A two Act show told in reverse chronological order, Victoria opens with the aged Queen writing her final diary entry as death approaches. As youngest daughter, Beatrice prepares these many volumes for publication scenes from the past spring from their pages including her mother’s close friendship with John Brown, a growing overseas Empire conquered in her name and domination of her children. It is only later, in Act Two that time spools backwards and Victoria meets Albert once more.

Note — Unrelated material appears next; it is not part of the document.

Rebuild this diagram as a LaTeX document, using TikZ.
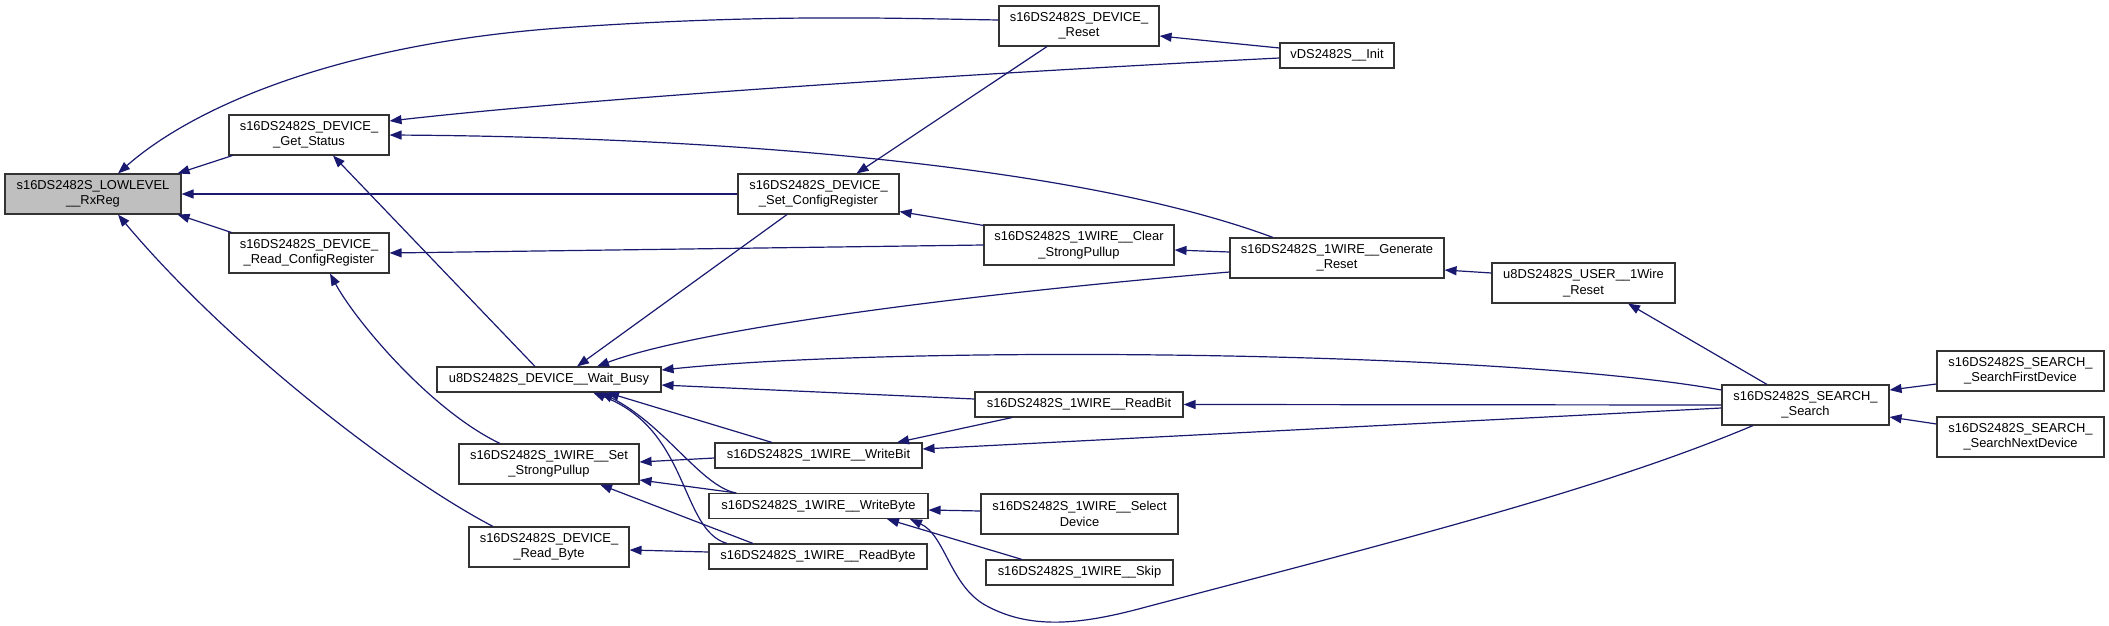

It’s always exciting to see new British work being created and Marston has added a new twist to a familiar story as the decision to tell Queen Victoria’s story back-to-front adds a poignant inevitability to proceedings. In fact, we see the consequences of a stubborn and enveloping grief, as Victoria refuses to return to her duties, encouraged only by a touching sequence with Brown (Mlindi Kulashe) in which he physical reshapes her. Most pertinent perhaps is Victoria’s reluctance to let Beatrice marry Liko (Sean Bates) and the decision to send him to war, as though actively seeking to destroy the happiness of others.
Act One cuts frequently between these scenes of the past and Beatrice in 1901 which can be hard to follow without the synopsis – the changing timelines are clear enough but with so many people on stage who’s who can be confusing. Act Two is the doomed love story we know so well but nicely prolonged by Victoria’s early attachment to Lord Melbourne (Riku Ito), who also moves her into position, and tempered by Albert’s subsequent frustration as a consort to a Queen who refuses to share her workload.
Throughout Victoria, three becomes a powerful number as groupings of male and female dancers dominate Maston’s choreography. Victoria’s dance with Melbourne and Albert is mirrored by Young Beatrice (Miki Akuta) and Liko’s romantic pas de deux which elder Beatrice (Pippa Moore) shadows, expressly mimicking their movements and shaping, while later Victoria physical dances between them to express her disapproval.
As Victoria, Abigail Prudames brings out the contrasts in the ageing grief-stricken Queen of Act One and the childlike happiness of Victoria as an 18-year old monarch. Prudames utilises the star shape that implies Victoria’s majesty and power in various points to convey her inner feeling. Physically the stiff and ceremonial postures of her later years give way to a freedom of movement and sense of fun that existed with Joseph Taylor’s Albert. Even their physical passion is given form, and while never crude, neither is it subtle, particularly as an amusing montage sees Victoria give birth nine times in quick succession, although it is Albert who keels over.
Philip Feeney’s original score is one of Victoria’s greatest assets, inspired by music of the era and full of heavy strings that transform the story from light romance to a more dramatic tussling, the music underscores the changing psychology extremely well. Arguably, the large collection of “Archivists” who create segues between different historical settings are a heavy-handed addition to the programme which extends the evening, and the show does little to reframe our image of Victoria, but Marston’s multi-layered work is a fine tribute to the complex humanity of our second longest serving monarch.